Поклонение волхвов - стр. 117
– Иди, живых поищи, – сказал Темир. – Для чего мне мертвые русские? Даже мои псы не станут есть их.
Несколько меховых шапок кивнули и разбрелись на поиски.
– Странная победа, – разговаривал сам с собой Темир, вглядываясь сквозь густые, как войлок, клубы дыма. – Они дрались так, словно совсем не хотели остаться живыми. Для чего тогда они бежали к нам в степь? В степи надо вести себя по законам степи. А законы степи – это наши законы. Потому что мы – дети этой степи, у нас кожа цвета степи, гладкая и смуглая. А у них кожа белая, как их снег, и на ней растут волосы, как их леса. И лица у нас – широкие и плоские, как степь. А их лица – бугристые, как их земля, вся в холмах. И глаза у нас – темные, как степь, а у них – большие, светлые, из речной воды. Что им с такими глазами делать в нашей степи? Что им с такими лицами делать в нашей степи? Что им с такой кожей делать в нашей степи?

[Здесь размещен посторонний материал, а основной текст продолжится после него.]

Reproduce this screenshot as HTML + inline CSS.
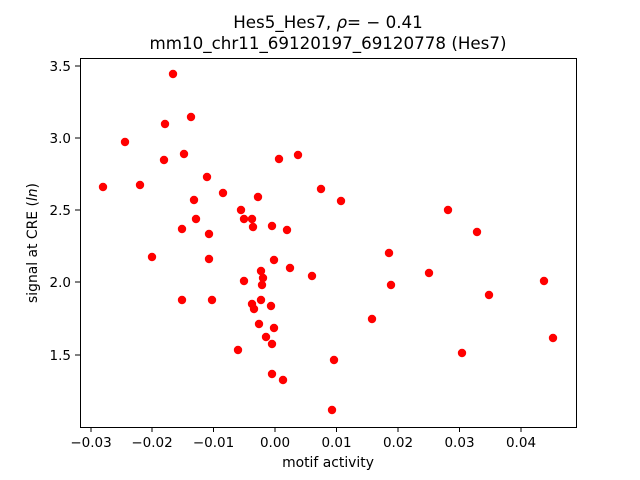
<!DOCTYPE html>
<html><head><style>body{margin:0;background:#fff}svg{display:block}text{font-family:"DejaVu Sans","Liberation Sans",sans-serif;fill:#000}</style></head>
<body>
<svg width="640" height="480" xmlns="http://www.w3.org/2000/svg">
<rect width="640" height="480" fill="#fff"/>
<text x="328" y="28" font-size="16.7" text-anchor="middle">Hes5_Hes7, <tspan font-style="italic">ρ</tspan>= − 0.41</text>
<text x="328" y="49" font-size="16.7" text-anchor="middle">mm10_chr11_69120197_69120778 (Hes7)</text>
<g fill="#ff0000">
<circle cx="103" cy="187" r="4.2"/><circle cx="125" cy="142" r="4.2"/><circle cx="140" cy="185" r="4.2"/><circle cx="152" cy="257" r="4.2"/><circle cx="164" cy="160" r="4.2"/><circle cx="165" cy="124" r="4.2"/><circle cx="173" cy="74" r="4.2"/><circle cx="182" cy="229" r="4.2"/><circle cx="182" cy="300" r="4.2"/><circle cx="184" cy="154" r="4.2"/><circle cx="191" cy="117" r="4.2"/><circle cx="194" cy="200" r="4.2"/><circle cx="196" cy="219" r="4.2"/><circle cx="207" cy="177" r="4.2"/><circle cx="209" cy="234" r="4.2"/><circle cx="209" cy="259" r="4.2"/><circle cx="212" cy="300" r="4.2"/><circle cx="223" cy="193" r="4.2"/><circle cx="238" cy="350" r="4.2"/><circle cx="241" cy="210" r="4.2"/><circle cx="244" cy="219" r="4.2"/><circle cx="244" cy="281" r="4.2"/><circle cx="252" cy="219" r="4.2"/><circle cx="252" cy="304" r="4.2"/><circle cx="254" cy="309" r="4.2"/><circle cx="253" cy="227" r="4.2"/><circle cx="258" cy="197" r="4.2"/><circle cx="259" cy="324" r="4.2"/><circle cx="261" cy="271" r="4.2"/><circle cx="263" cy="278" r="4.2"/><circle cx="262" cy="285" r="4.2"/><circle cx="261" cy="300" r="4.2"/><circle cx="266" cy="337" r="4.2"/><circle cx="271" cy="306" r="4.2"/><circle cx="272" cy="226" r="4.2"/><circle cx="272" cy="374" r="4.2"/><circle cx="272" cy="344" r="4.2"/><circle cx="274" cy="260" r="4.2"/><circle cx="274" cy="328" r="4.2"/><circle cx="279" cy="159" r="4.2"/><circle cx="283" cy="380" r="4.2"/><circle cx="287" cy="230" r="4.2"/><circle cx="290" cy="268" r="4.2"/><circle cx="298" cy="155" r="4.2"/><circle cx="312" cy="276" r="4.2"/><circle cx="321" cy="189" r="4.2"/><circle cx="334" cy="360" r="4.2"/><circle cx="332" cy="410" r="4.2"/><circle cx="341" cy="201" r="4.2"/><circle cx="372" cy="319" r="4.2"/><circle cx="389" cy="253" r="4.2"/><circle cx="391" cy="285" r="4.2"/><circle cx="429" cy="273" r="4.2"/><circle cx="448" cy="210" r="4.2"/><circle cx="462" cy="353" r="4.2"/><circle cx="477" cy="232" r="4.2"/><circle cx="489" cy="295" r="4.2"/><circle cx="544" cy="281" r="4.2"/><circle cx="553" cy="338" r="4.2"/>
</g>
<rect x="80.5" y="58.5" width="496" height="369" fill="none" stroke="#000" stroke-width="1"/>
<g stroke="#000" stroke-width="1">
<line x1="91" y1="427" x2="91" y2="432"/><line x1="152" y1="427" x2="152" y2="432"/><line x1="213.5" y1="427" x2="213.5" y2="432"/><line x1="275" y1="427" x2="275" y2="432"/><line x1="336.5" y1="427" x2="336.5" y2="432"/><line x1="398" y1="427" x2="398" y2="432"/><line x1="459.5" y1="427" x2="459.5" y2="432"/><line x1="521" y1="427" x2="521" y2="432"/>
<line x1="75" y1="66" x2="80" y2="66"/><line x1="75" y1="138" x2="80" y2="138"/><line x1="75" y1="210" x2="80" y2="210"/><line x1="75" y1="282" x2="80" y2="282"/><line x1="75" y1="355" x2="80" y2="355"/>
</g>
<g font-size="13.5" text-anchor="middle">
<text x="91" y="447">−0.03</text><text x="152" y="447">−0.02</text><text x="213.5" y="447">−0.01</text><text x="275" y="447">0.00</text><text x="336.5" y="447">0.01</text><text x="398" y="447">0.02</text><text x="459.5" y="447">0.03</text><text x="521" y="447">0.04</text>
</g>
<g font-size="13.5" text-anchor="end">
<text x="71" y="71">3.5</text><text x="71" y="143">3.0</text><text x="71" y="215">2.5</text><text x="71" y="287">2.0</text><text x="71" y="360">1.5</text>
</g>
<text x="328" y="467" font-size="13.9" text-anchor="middle">motif activity</text>
<text transform="translate(37,243) rotate(-90)" font-size="13.9" text-anchor="middle">signal at CRE (<tspan font-style="italic">ln</tspan>)</text>
</svg>
</body></html>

Приближались, волоча что-то, посланцы за живым мясом.
– Оты-айт! – приказал пленному Темир.
Пленный поднял лицо.
– Он нас не понимает, – сказал один из державших его.
Темир посмотрел в лицо пленного.
– В степь к нам идут, а языка степи не знают!
– Что с ним делать?
– Быз-бырлэ-олсым!
Быз бырлэ олсым! «Берем с собой». Это Темир действительно сказал. Остального не говорил. Показалось это пленному, дымом бреда пронеслось.
Через день прибыл отряд новоюртинских догоняльщиков. Осмотрев последствия битвы, сложили своих погибших в одну кучу, чтобы потом прислать подводу и наскоро, по-солдатски, похоронить.
Прапорщика Николая Триярского среди найденных не оказалось.
Санкт-Петербург, 18 февраля 1855 года
Он умирал. На простой железной кровати, укрытый простой солдатской шинелью. Врачи шептали: простуда, воспаление… Поперхнувшись латинской фразой, исчезали.
Они не понимали. Врачи никогда не понимали Его.
Его диагнозом была Россия. И умирал Он – от России.
– Ныне отпущаеши раба Твоего…
Война проиграна.
Война, на которую Он так уповал. К которой так готовился.
Английские суда стоят у Кронштадта. Французы берут Крым.
Все предали Его. И Франц-Иосиф, и даже этот олух Фридрих-Вильгельм. Не говоря о Туманном Альбионе с его туманной политикой. Все объединились, только бы не дать России выйти в Средиземное море. Бросились спасать Турцию, этого un homme malade, сочувствовать их султану, заигрывать с мусульманством.
Только бы не допустить нового Конгресса.
Иерусалимского конгресса, задуманного Им.
«Се, Волсви со Восток приидоша в Иерусалим, глаголюще…»
Три монарха не въедут в священный город. Город Его снов, виденный в детстве на картинах в Мальтийском зале. С желтым куполом на месте прежнего храма. Он мечтал спасти этот город. Отстроить заново храм, сделать Иерусалим священною столицей. Его предали. Волхвы не войдут в этот город. Отныне он будет игрушкою политиков-торгашей. «Горе, горе тебе, Иерусалим!»